What you have to do: Filter the entries that follow, copying every line in which the word "page" appears.

Dataset entries:
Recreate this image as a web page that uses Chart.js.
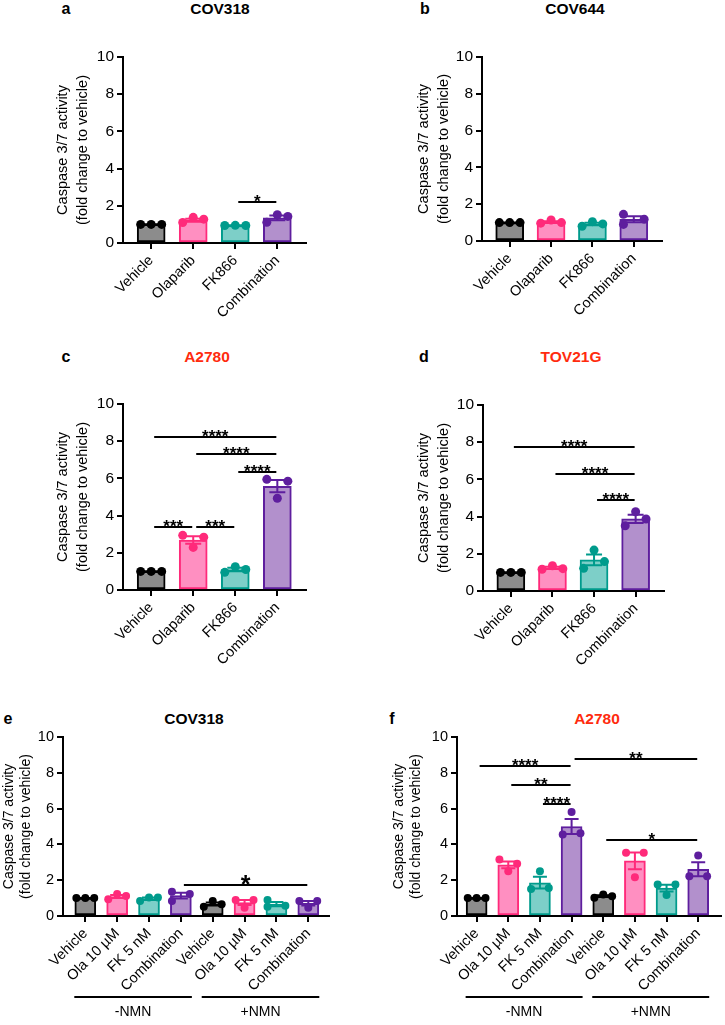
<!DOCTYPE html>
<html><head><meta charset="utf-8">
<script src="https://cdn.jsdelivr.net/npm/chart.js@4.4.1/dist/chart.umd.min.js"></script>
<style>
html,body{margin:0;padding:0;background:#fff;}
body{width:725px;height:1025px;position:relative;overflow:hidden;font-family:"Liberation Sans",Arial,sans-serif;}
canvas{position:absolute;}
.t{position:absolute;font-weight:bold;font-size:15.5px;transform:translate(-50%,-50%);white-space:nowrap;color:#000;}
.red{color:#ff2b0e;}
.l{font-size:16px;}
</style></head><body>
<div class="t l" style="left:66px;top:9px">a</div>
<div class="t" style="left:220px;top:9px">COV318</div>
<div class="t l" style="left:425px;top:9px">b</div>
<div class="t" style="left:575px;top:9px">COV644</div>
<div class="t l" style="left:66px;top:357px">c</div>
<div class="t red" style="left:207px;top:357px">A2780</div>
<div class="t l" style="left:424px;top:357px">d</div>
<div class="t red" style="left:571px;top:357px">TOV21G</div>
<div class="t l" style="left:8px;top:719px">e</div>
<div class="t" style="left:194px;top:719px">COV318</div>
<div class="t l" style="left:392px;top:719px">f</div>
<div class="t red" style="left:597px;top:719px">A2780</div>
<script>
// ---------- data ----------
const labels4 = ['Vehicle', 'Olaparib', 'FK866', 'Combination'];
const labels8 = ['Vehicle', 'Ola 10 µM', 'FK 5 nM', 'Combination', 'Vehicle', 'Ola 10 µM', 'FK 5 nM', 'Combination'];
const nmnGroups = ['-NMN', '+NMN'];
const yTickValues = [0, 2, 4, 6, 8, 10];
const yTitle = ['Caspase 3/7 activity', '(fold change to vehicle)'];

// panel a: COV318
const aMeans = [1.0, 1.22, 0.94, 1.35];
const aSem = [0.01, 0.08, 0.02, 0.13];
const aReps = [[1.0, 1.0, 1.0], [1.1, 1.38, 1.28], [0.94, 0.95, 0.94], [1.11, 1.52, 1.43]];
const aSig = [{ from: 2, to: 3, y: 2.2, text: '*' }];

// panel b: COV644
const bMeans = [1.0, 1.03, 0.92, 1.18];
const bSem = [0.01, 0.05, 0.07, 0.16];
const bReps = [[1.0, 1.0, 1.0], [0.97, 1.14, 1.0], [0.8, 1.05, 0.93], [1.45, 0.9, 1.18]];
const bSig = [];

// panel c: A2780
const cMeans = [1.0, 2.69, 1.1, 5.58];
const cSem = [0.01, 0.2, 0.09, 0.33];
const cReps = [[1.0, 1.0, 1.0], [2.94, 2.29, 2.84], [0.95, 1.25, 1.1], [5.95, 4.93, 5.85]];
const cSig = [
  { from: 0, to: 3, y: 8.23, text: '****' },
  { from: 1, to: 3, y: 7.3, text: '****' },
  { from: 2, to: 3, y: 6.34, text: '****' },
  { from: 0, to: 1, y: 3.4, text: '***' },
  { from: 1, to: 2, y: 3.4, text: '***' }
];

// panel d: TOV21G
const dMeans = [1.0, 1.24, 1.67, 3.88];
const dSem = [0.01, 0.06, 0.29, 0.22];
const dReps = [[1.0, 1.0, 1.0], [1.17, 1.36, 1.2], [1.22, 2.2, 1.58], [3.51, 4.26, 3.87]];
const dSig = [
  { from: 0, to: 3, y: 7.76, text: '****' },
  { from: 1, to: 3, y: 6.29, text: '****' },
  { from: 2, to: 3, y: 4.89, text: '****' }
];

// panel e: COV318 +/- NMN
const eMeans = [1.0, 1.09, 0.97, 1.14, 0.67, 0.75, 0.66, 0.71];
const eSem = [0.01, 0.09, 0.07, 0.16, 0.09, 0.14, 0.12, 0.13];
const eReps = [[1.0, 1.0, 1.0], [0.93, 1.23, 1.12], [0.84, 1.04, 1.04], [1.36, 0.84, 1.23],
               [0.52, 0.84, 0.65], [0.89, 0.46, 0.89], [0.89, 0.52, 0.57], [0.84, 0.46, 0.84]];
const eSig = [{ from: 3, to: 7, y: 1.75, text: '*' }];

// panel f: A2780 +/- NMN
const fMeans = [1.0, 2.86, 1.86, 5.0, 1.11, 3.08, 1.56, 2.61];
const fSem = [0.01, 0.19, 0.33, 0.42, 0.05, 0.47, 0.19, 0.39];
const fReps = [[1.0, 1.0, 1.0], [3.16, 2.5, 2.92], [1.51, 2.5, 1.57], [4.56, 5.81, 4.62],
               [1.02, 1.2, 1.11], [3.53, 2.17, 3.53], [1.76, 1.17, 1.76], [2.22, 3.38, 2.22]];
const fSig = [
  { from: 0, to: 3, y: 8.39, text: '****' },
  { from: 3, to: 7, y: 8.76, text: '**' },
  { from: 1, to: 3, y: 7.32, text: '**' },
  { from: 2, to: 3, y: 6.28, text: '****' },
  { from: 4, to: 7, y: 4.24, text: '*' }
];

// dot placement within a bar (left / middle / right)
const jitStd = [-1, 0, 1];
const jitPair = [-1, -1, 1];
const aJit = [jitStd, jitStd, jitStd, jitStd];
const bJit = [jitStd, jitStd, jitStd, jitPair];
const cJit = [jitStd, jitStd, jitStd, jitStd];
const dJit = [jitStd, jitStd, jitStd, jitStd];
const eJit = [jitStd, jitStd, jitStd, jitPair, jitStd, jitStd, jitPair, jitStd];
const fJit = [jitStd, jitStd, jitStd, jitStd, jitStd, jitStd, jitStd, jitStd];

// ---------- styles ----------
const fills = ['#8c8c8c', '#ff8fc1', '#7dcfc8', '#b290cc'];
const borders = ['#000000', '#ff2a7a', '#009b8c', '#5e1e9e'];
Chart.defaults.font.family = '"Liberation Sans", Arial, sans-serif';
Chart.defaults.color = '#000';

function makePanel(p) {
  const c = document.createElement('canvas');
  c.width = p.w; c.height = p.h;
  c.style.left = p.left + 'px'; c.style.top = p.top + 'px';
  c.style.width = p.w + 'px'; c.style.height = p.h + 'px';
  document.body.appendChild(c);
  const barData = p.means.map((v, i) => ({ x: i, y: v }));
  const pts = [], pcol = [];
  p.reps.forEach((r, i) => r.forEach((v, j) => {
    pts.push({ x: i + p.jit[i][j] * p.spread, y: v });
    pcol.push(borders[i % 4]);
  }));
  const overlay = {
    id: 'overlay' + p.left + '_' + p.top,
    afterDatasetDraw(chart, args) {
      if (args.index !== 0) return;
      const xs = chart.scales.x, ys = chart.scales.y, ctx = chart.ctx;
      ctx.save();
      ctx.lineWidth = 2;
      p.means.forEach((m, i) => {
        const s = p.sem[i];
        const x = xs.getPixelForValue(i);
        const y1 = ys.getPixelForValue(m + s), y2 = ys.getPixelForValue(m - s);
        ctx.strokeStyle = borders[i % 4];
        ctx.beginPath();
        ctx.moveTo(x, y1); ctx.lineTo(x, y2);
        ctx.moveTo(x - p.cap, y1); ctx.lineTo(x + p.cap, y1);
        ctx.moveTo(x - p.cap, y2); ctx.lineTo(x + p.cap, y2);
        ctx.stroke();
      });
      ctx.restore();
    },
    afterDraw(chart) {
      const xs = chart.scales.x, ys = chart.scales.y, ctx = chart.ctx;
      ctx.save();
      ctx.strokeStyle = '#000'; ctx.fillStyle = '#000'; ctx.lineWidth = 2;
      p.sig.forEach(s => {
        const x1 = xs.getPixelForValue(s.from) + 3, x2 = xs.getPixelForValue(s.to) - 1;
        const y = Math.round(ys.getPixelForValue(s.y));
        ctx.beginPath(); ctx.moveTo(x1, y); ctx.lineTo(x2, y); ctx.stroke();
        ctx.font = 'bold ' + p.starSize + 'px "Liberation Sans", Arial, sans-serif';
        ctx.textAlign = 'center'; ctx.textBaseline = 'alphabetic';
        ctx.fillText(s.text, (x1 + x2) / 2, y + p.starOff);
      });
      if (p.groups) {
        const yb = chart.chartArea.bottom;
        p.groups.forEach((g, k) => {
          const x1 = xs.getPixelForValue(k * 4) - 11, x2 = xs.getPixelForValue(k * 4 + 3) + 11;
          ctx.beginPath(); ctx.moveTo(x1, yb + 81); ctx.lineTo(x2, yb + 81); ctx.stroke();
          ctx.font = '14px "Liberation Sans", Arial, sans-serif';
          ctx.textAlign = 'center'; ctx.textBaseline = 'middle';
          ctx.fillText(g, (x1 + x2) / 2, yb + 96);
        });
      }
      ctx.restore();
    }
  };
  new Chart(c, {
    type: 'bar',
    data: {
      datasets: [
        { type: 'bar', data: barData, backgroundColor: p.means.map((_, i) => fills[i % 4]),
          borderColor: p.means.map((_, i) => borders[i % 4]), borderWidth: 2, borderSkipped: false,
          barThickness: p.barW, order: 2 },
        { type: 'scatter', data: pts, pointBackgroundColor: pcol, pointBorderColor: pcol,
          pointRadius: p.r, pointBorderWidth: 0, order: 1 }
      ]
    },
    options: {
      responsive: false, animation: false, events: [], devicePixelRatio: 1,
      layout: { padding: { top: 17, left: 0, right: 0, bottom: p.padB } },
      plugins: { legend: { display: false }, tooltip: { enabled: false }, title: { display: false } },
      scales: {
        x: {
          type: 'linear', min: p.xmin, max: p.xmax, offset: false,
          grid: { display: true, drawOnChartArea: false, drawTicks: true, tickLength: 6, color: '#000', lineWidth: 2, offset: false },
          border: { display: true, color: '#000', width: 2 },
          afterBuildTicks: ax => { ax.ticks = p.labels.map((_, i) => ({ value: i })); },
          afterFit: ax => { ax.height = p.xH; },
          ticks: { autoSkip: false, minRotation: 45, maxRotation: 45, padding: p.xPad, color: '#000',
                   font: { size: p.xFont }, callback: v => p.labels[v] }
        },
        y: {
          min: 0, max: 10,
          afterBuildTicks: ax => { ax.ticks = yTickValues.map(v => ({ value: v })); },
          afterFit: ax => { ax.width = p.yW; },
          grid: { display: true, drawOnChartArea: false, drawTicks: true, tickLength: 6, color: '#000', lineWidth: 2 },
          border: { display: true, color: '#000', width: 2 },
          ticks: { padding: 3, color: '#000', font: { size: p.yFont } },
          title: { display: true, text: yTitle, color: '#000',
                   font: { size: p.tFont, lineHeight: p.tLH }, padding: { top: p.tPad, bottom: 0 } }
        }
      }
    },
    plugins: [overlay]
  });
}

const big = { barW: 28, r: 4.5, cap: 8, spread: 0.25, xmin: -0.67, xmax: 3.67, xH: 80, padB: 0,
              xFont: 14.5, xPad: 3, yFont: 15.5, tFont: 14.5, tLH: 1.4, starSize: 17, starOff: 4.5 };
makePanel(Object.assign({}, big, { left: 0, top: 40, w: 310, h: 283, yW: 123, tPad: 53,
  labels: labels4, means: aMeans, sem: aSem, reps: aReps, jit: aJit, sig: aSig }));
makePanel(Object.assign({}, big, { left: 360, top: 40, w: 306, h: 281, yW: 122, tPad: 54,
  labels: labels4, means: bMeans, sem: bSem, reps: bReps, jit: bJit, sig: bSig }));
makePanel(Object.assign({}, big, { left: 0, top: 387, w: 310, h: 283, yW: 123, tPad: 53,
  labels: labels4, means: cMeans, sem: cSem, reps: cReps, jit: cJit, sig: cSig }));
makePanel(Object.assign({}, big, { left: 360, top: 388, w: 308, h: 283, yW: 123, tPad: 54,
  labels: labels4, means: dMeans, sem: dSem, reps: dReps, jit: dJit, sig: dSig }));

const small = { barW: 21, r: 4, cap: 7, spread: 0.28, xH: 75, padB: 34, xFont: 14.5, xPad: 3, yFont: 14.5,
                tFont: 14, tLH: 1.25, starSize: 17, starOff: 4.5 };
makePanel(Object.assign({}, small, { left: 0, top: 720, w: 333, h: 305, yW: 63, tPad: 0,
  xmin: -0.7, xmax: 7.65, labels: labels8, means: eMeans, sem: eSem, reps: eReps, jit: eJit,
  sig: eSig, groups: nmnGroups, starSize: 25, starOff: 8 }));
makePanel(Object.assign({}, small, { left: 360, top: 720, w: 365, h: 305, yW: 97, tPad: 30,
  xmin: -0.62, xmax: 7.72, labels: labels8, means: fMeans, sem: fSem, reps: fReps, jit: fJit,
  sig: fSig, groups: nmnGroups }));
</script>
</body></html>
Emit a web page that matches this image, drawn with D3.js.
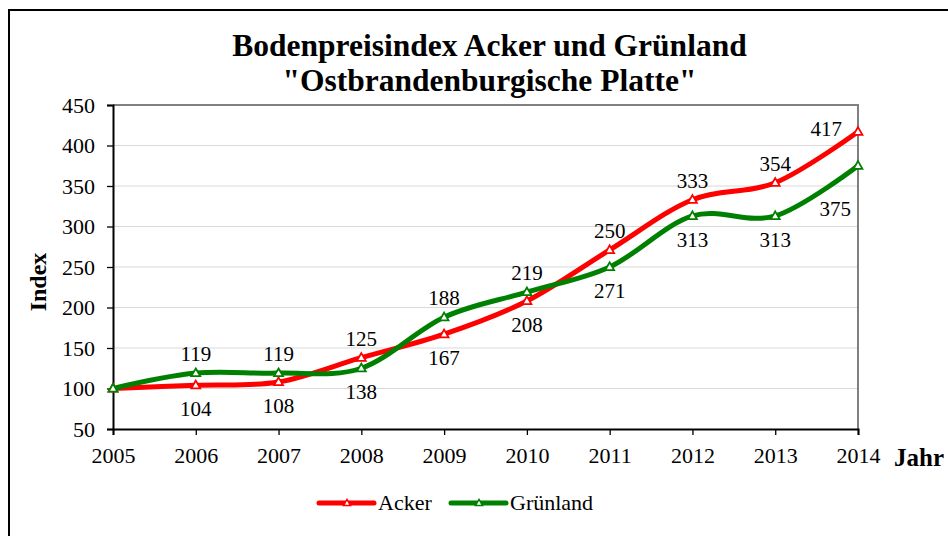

Response:
Recreate this image as a web page that uses Chart.js.
Emit a web page that matches this image, drawn with D3.js.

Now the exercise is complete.